アルゼンチンにおけるカトリック教会およびその指導者の「汚い戦争」に対する対応を批判する声が存在する。ブラジルやチリでの軍事政権の弾圧にそれぞれの国のカトリック教会が立ち向かった一方で、アルゼンチンのカトリック教会は軍事政権を支持し、信者に対して「国を愛する」よう求めていた。当時「汚い戦争」に対し異議を唱えた者は「破壊分子」のレッテルを貼られる恐れがあった。軍事政権を批判し殺害された司祭、司教がいる一方で、大多数の教会関係者は口を閉ざしたままだった[5][6]。
「汚い戦争」の期間中にエンリケ・アンヘレッリ(Enrique Angelelli)とカルロス・ポンセ・デ・レオン(Carlos Ponce de León)の2人の司教と17人の司祭が軍事政権により殺害された[7]。

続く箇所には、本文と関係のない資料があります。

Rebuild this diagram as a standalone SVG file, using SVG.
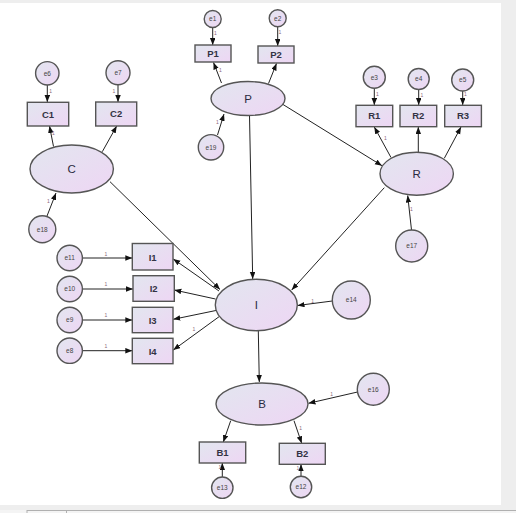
<svg xmlns="http://www.w3.org/2000/svg" width="516" height="513" viewBox="0 0 516 513">
<defs>
<linearGradient id="g" x1="0" y1="0" x2="1" y2="1">
<stop offset="0" stop-color="#e2e6ef"/>
<stop offset="1" stop-color="#eed6f4"/>
</linearGradient>
<marker id="a" markerUnits="userSpaceOnUse" markerWidth="8" markerHeight="6" refX="7" refY="2.75" orient="auto">
<path d="M0,0 L7,2.75 L0,5.5 z" fill="#111"/>
</marker>
<style>
.n{fill:url(#g);stroke:#555;stroke-width:1.4}
.lv{font-family:"Liberation Sans",Arial,sans-serif;font-size:11.5px;fill:#2a2a40;text-anchor:middle}
.ob{font-family:"Liberation Sans",Arial,sans-serif;font-size:9.5px;font-weight:bold;fill:#333344;text-anchor:middle}
.er{font-family:"Liberation Sans",Arial,sans-serif;font-size:6.5px;fill:#444;text-anchor:middle}
.one{font-family:"Liberation Sans",Arial,sans-serif;font-size:5px;fill:#8a6a7a;text-anchor:middle}
.c line{stroke:#222;stroke-width:1;marker-end:url(#a)}
</style>
</defs>
<rect x="0" y="0" width="516" height="513" fill="#eeeeee"/>
<rect x="0" y="3" width="501" height="502" fill="#ffffff"/>
<rect x="0" y="510" width="516" height="3" fill="#f4f4f4"/>
<line x1="27" y1="510.5" x2="516" y2="510.5" stroke="#b0b0b0" stroke-width="1"/>
<line x1="27" y1="510" x2="27" y2="513" stroke="#b0b0b0" stroke-width="1"/>
<line x1="66.5" y1="510" x2="66.5" y2="513" stroke="#b0b0b0" stroke-width="1"/>

<g class="c" id="connectors">
<line x1="212.7" y1="27.5" x2="212.7" y2="45"/>
<line x1="277.7" y1="27" x2="277.7" y2="46"/>
<line x1="221.5" y1="83" x2="213.5" y2="62.5"/>
<line x1="268.5" y1="83.5" x2="276.5" y2="63.5"/>
<line x1="217.5" y1="135" x2="224" y2="114"/>
<line x1="249.5" y1="115.5" x2="252.7" y2="279"/>
<line x1="282.7" y1="104.3" x2="382" y2="165.7"/>
<line x1="374.3" y1="88.5" x2="374.3" y2="105"/>
<line x1="418.7" y1="89.5" x2="418.7" y2="105"/>
<line x1="462.7" y1="91" x2="462.7" y2="105"/>
<line x1="391" y1="157.5" x2="374.3" y2="127"/>
<line x1="418.3" y1="152.3" x2="418.3" y2="127"/>
<line x1="444.3" y1="158.3" x2="461" y2="127"/>
<line x1="411.5" y1="230" x2="407.7" y2="195.5"/>
<line x1="384.3" y1="187.7" x2="291.7" y2="290"/>
<line x1="53.5" y1="146.5" x2="49.5" y2="126"/>
<line x1="102.3" y1="151.7" x2="116.7" y2="126"/>
<line x1="47.3" y1="85" x2="47.3" y2="102"/>
<line x1="118" y1="84.7" x2="118" y2="102"/>
<line x1="47" y1="216" x2="56" y2="193"/>
<line x1="110" y1="181.7" x2="220" y2="289.5"/>
<line x1="219" y1="291" x2="173.3" y2="259"/>
<line x1="215.5" y1="299" x2="174.3" y2="290"/>
<line x1="218.3" y1="310" x2="173.3" y2="319.3"/>
<line x1="220" y1="316" x2="173.3" y2="350"/>
<line x1="82.4" y1="258" x2="132.3" y2="258"/>
<line x1="82.4" y1="289" x2="133" y2="289"/>
<line x1="82.4" y1="320" x2="132.3" y2="320"/>
<line x1="82.4" y1="350.7" x2="132.3" y2="350.7"/>
<line x1="332.3" y1="301" x2="297.5" y2="305.5"/>
<line x1="258.3" y1="330.7" x2="259.3" y2="382"/>
<line x1="357.5" y1="392" x2="308.5" y2="403.3"/>
<line x1="230.7" y1="420.7" x2="223.3" y2="442"/>
<line x1="294" y1="420.7" x2="301.7" y2="443.3"/>
<line x1="222.3" y1="477" x2="222.3" y2="463"/>
<line x1="301" y1="476.3" x2="301" y2="464.3"/>
</g>

<g id="pathlabels">
<text class="one" x="215.5" y="35">1</text>
<text class="one" x="280" y="34">1</text>
<text class="one" x="220.5" y="72">1</text>
<text class="one" x="217.5" y="123.5">1</text>
<text class="one" x="50.7" y="92.5" fill="#c04040">1</text>
<text class="one" x="114" y="92.5">1</text>
<text class="one" x="53.3" y="134.5">1</text>
<text class="one" x="48.3" y="203">1</text>
<text class="one" x="377.5" y="96">1</text>
<text class="one" x="422" y="96.5">1</text>
<text class="one" x="465.5" y="96">1</text>
<text class="one" x="385.5" y="140">1</text>
<text class="one" x="411.5" y="211">1</text>
<text class="one" x="106" y="256" fill="#5a7aa8">1</text>
<text class="one" x="106" y="286" fill="#5a7aa8">1</text>
<text class="one" x="106" y="317" fill="#5a7aa8">1</text>
<text class="one" x="106" y="348" fill="#5a7aa8">1</text>
<text class="one" x="194" y="331" fill="#5a7aa8">1</text>
<text class="one" x="312.7" y="302.5">1</text>
<text class="one" x="331.7" y="396" fill="#5a7aa8">1</text>
<text class="one" x="300.7" y="429.5" fill="#c04040">1</text>
<text class="one" x="220" y="469">1</text>
<text class="one" x="298" y="470">1</text>
</g>

<g id="P"><ellipse class="n" cx="248" cy="98.5" rx="37" ry="17"/><text class="lv" x="248" y="102.5">P</text></g>
<g id="C"><ellipse class="n" cx="71.7" cy="169" rx="41.7" ry="24"/><text class="lv" x="71.7" y="173">C</text></g>
<g id="R"><ellipse class="n" cx="416.7" cy="173.7" rx="36.7" ry="21.5"/><text class="lv" x="416.7" y="177.7">R</text></g>
<g id="I"><ellipse class="n" cx="256.3" cy="305" rx="41" ry="25.7"/><text class="lv" x="256.3" y="309">I</text></g>
<g id="B"><ellipse class="n" cx="262" cy="404" rx="46" ry="21"/><text class="lv" x="262" y="408">B</text></g>

<g id="P1"><rect class="n" x="195" y="45" width="36" height="17"/><text class="ob" x="213" y="57">P1</text></g>
<g id="P2"><rect class="n" x="258" y="46" width="36" height="17"/><text class="ob" x="276" y="58">P2</text></g>
<g id="C1"><rect class="n" x="27.3" y="102.3" width="41.4" height="23.7"/><text class="ob" x="48" y="117.5">C1</text></g>
<g id="C2"><rect class="n" x="95.7" y="102" width="41" height="24"/><text class="ob" x="116.2" y="117.3">C2</text></g>
<g id="R1"><rect class="n" x="356" y="105.3" width="36.7" height="21.4"/><text class="ob" x="374.3" y="119.3">R1</text></g>
<g id="R2"><rect class="n" x="400" y="105.3" width="36.7" height="21.4"/><text class="ob" x="418.3" y="119.3">R2</text></g>
<g id="R3"><rect class="n" x="444.7" y="105.3" width="36.7" height="21.4"/><text class="ob" x="463" y="119.3">R3</text></g>
<g id="I1"><rect class="n" x="132.3" y="243.5" width="40.7" height="26.5"/><text class="ob" x="152.7" y="260.5">I1</text></g>
<g id="I2"><rect class="n" x="133" y="275.7" width="41.3" height="25.6"/><text class="ob" x="153.7" y="292">I2</text></g>
<g id="I3"><rect class="n" x="132.3" y="307.3" width="40.7" height="25.4"/><text class="ob" x="152.7" y="323.5">I3</text></g>
<g id="I4"><rect class="n" x="132.3" y="338.3" width="40.7" height="25.4"/><text class="ob" x="152.7" y="354.5">I4</text></g>
<g id="B1"><rect class="n" x="199.3" y="442" width="46.4" height="21"/><text class="ob" x="222.5" y="456">B1</text></g>
<g id="B2"><rect class="n" x="279.3" y="443.3" width="46" height="21"/><text class="ob" x="302.3" y="457.3">B2</text></g>

<g id="e1"><circle class="n" cx="212.7" cy="19" r="8.5"/><text class="er" x="212.7" y="21.3">e1</text></g>
<g id="e2"><circle class="n" cx="277.7" cy="18.3" r="8.5"/><text class="er" x="277.7" y="20.6">e2</text></g>
<g id="e3"><circle class="n" cx="374.3" cy="77.3" r="11"/><text class="er" x="374.3" y="79.6">e3</text></g>
<g id="e4"><circle class="n" cx="418.7" cy="79" r="10.5"/><text class="er" x="418.7" y="81.3">e4</text></g>
<g id="e5"><circle class="n" cx="462.7" cy="80" r="11"/><text class="er" x="462.7" y="82.3">e5</text></g>
<g id="e6"><circle class="n" cx="47.3" cy="73.3" r="11.7"/><text class="er" x="47.3" y="75.6">e6</text></g>
<g id="e7"><circle class="n" cx="118" cy="72.7" r="12"/><text class="er" x="118" y="75">e7</text></g>
<g id="e8"><circle class="n" cx="69.7" cy="350.7" r="12.7"/><text class="er" x="69.7" y="353">e8</text></g>
<g id="e9"><circle class="n" cx="69.7" cy="320" r="12.7"/><text class="er" x="69.7" y="322.3">e9</text></g>
<g id="e10"><circle class="n" cx="69.7" cy="289" r="12.7"/><text class="er" x="69.7" y="291.3">e10</text></g>
<g id="e11"><circle class="n" cx="69.7" cy="258" r="12.7"/><text class="er" x="69.7" y="260.3">e11</text></g>
<g id="e12"><circle class="n" cx="301" cy="487" r="10.7"/><text class="er" x="301" y="489.3">e12</text></g>
<g id="e13"><circle class="n" cx="222.3" cy="487.7" r="10.7"/><text class="er" x="222.3" y="490">e13</text></g>
<g id="e14"><circle class="n" cx="351.3" cy="300" r="19"/><text class="er" x="351.3" y="302.3">e14</text></g>
<g id="e16"><circle class="n" cx="373.3" cy="389.3" r="16"/><text class="er" x="373.3" y="391.6">e16</text></g>
<g id="e17"><circle class="n" cx="411.7" cy="246" r="16"/><text class="er" x="411.7" y="248.3">e17</text></g>
<g id="e18"><circle class="n" cx="42.3" cy="229.3" r="13.5"/><text class="er" x="42.3" y="231.6">e18</text></g>
<g id="e19"><circle class="n" cx="211" cy="147.3" r="12.7"/><text class="er" x="211" y="149.6">e19</text></g>
</svg>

2013年2月に下された判決において裁判官は、教会組織が司祭の殺害から「目を背けた」と批判した[5]。1976年に殺害された司教エンリケ・アンヘレッリに関する裁判では、軍事政権の迫害に教会の同意があったと指摘された。軍事政権の指導者の一人であるホルヘ・ラファエル・ビデラは2012年、教会の指導者たちは政府による弾圧の共犯者だったと証言した[6]。
1976年から1983年にかけて警察署付きの司祭であったクリスチャン・フォン・ヴェルニッヒ(Christian von Wernich)は囚人の拷問、殺害に直接関わっていた。民主化後1985年に行われた裁判において彼は容疑を否認した。1986年に汚い戦争における犯罪の追求を停止する法律が公布されると彼に対する捜査も打ち切られた。この法律が憲法に違反しているとの判断がくだされた後、2003年9月にヴェルニッヒに対する逮捕状が出され、チリの町でクリスチャン・ゴンザレスとの偽名を使い潜伏していたヴェルニッヒは逮捕された。2007年10月にヴェルニッヒは7件の殺人、42件の誘拐、32件の拷問の罪で有罪となり終身刑がくだされた。カトリック教会のヴェルニッヒに対する処分は2010年時点でも行われておらず刑務所の中で囚人に対してミサをおこなっていた[8][9]。
2000年にアルゼンチン司教評議会は、軍事政権に対して反対の立場を示さず市民を庇護しなかったことを謝罪する声明を発表した[5][6]。